--- start of SOURCE EXCERPT ---

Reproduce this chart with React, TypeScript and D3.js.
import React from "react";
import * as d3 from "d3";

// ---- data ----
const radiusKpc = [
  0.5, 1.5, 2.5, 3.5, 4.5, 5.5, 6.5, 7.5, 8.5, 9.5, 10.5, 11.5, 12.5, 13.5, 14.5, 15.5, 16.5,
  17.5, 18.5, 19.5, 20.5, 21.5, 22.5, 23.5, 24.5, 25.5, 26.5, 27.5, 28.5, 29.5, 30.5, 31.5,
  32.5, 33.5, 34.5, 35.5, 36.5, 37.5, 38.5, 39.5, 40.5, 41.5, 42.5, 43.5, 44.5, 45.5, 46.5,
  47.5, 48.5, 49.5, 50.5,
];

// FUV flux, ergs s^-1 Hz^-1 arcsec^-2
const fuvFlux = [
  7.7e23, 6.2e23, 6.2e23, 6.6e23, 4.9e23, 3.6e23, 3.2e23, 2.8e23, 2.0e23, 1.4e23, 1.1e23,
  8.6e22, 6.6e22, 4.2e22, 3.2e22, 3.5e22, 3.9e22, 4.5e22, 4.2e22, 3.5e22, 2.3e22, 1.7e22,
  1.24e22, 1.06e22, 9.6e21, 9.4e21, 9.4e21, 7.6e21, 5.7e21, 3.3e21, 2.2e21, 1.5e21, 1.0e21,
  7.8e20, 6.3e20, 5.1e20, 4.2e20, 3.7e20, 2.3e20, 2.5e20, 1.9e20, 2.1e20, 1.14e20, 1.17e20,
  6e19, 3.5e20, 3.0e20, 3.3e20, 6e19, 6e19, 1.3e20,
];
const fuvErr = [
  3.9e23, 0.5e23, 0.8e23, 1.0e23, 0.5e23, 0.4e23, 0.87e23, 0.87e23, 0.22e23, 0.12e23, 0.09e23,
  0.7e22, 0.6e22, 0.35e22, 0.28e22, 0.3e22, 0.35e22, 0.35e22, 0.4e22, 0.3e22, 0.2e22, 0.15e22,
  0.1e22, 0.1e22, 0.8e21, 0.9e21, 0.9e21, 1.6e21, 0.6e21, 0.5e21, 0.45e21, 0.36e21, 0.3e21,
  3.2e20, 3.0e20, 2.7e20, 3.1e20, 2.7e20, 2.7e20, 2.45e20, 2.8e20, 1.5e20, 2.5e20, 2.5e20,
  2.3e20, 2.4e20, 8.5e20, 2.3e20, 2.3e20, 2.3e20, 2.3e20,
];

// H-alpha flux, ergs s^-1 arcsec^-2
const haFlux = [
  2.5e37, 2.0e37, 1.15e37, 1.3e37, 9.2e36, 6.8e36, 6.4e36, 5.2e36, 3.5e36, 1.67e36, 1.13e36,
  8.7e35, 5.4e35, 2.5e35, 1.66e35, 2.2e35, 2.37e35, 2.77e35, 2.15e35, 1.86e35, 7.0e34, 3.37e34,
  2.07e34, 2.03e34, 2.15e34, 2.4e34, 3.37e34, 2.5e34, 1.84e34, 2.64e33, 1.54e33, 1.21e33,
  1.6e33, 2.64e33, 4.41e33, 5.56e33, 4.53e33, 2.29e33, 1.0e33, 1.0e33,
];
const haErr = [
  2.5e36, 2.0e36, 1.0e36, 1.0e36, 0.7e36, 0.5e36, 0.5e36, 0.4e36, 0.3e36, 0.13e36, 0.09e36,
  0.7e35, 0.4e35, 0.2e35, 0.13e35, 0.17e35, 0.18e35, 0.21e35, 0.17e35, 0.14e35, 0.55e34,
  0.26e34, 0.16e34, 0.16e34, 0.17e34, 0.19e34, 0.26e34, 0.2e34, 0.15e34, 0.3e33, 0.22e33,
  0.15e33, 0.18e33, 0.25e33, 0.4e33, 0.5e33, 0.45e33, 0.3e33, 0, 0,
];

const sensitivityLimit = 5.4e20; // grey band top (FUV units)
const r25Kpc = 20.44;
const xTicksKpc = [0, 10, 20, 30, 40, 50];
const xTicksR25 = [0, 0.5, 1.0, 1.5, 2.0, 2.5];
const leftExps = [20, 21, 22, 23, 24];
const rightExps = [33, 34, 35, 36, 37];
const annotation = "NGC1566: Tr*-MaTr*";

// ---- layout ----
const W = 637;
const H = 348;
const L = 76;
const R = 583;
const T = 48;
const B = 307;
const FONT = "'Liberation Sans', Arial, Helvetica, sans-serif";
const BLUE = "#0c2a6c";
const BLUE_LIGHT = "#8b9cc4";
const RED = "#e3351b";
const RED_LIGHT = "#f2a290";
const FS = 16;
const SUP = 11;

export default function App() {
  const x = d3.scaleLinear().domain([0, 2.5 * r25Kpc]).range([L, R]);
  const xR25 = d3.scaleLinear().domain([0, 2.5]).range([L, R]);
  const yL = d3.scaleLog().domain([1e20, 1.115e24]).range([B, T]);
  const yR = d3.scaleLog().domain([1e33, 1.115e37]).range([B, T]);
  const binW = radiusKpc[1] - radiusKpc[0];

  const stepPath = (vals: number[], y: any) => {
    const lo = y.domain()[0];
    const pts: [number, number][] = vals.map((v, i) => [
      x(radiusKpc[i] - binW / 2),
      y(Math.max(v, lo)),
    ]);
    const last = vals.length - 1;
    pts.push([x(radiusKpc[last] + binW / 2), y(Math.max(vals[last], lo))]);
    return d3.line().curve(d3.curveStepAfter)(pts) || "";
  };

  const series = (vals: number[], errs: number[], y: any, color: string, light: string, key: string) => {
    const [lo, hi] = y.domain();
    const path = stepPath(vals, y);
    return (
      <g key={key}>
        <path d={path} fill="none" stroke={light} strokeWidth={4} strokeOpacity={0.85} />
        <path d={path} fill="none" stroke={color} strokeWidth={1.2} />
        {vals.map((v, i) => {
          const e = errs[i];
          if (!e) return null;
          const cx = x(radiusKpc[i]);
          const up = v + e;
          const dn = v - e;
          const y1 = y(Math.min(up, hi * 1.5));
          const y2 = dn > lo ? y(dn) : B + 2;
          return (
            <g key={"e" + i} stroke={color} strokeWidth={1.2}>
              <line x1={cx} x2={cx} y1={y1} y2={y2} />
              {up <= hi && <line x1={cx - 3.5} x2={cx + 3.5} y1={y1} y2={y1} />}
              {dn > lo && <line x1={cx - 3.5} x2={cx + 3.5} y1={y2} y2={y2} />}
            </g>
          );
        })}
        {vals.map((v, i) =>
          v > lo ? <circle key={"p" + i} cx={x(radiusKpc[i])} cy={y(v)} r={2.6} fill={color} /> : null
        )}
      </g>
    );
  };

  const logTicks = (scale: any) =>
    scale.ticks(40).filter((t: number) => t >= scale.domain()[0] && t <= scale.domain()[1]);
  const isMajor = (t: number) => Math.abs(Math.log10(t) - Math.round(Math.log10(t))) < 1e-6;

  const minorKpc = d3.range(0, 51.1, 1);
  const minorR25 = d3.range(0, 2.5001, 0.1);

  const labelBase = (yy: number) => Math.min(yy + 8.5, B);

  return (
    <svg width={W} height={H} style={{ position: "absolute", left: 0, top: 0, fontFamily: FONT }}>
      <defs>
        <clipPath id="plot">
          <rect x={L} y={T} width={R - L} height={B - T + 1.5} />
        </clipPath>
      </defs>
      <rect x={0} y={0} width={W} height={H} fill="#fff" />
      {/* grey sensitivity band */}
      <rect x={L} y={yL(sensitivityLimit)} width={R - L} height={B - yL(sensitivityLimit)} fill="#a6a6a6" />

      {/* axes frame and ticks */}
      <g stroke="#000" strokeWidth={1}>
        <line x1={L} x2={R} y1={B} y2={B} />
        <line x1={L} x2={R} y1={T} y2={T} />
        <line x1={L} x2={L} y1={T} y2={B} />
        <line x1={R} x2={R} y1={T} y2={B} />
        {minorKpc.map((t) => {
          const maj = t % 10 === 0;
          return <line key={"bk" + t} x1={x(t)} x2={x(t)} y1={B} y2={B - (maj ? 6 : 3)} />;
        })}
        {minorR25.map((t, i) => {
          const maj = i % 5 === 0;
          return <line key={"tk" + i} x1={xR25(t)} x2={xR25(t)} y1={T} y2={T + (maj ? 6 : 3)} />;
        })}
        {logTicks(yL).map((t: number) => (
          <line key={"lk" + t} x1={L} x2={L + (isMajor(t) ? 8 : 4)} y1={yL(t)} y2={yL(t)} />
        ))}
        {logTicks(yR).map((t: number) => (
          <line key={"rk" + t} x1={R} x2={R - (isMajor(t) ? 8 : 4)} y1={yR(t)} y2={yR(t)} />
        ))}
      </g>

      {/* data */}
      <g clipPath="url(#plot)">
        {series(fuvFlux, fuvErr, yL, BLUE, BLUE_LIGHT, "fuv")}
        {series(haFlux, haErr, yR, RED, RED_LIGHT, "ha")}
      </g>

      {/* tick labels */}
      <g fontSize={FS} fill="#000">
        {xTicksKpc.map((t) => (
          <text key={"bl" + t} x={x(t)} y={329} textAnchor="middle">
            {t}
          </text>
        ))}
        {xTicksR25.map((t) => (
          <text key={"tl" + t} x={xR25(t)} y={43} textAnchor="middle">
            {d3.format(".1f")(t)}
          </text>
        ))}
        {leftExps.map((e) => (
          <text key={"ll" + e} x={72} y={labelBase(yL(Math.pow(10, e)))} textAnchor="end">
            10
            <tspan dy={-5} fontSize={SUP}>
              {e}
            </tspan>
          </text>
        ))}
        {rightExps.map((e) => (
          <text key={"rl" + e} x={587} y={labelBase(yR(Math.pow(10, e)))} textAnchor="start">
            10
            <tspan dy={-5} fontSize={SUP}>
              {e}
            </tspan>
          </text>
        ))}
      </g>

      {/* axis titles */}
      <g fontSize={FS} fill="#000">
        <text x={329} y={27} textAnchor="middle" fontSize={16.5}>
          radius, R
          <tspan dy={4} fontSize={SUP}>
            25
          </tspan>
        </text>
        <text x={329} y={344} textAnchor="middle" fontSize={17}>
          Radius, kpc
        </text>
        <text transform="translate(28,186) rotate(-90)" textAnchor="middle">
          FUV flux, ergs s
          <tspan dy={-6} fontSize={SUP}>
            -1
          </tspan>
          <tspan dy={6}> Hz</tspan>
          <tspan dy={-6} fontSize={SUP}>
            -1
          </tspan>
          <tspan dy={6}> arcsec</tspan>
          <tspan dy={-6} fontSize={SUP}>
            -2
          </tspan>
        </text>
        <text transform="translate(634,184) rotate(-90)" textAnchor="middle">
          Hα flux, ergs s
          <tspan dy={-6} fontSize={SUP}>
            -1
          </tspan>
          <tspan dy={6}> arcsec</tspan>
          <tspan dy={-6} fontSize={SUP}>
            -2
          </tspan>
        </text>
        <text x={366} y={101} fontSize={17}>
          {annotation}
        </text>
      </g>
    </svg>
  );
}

--- end of SOURCE EXCERPT ---

▸ **STATED PROBLEM**
Starting with the first line of the data above, copy each line exactly until you reach the line with "import * as"; include that line as well.

▸ **PROBLEM SOLUTION**
Reproduce this chart with React, TypeScript and D3.js.
import React from "react";
import * as d3 from "d3";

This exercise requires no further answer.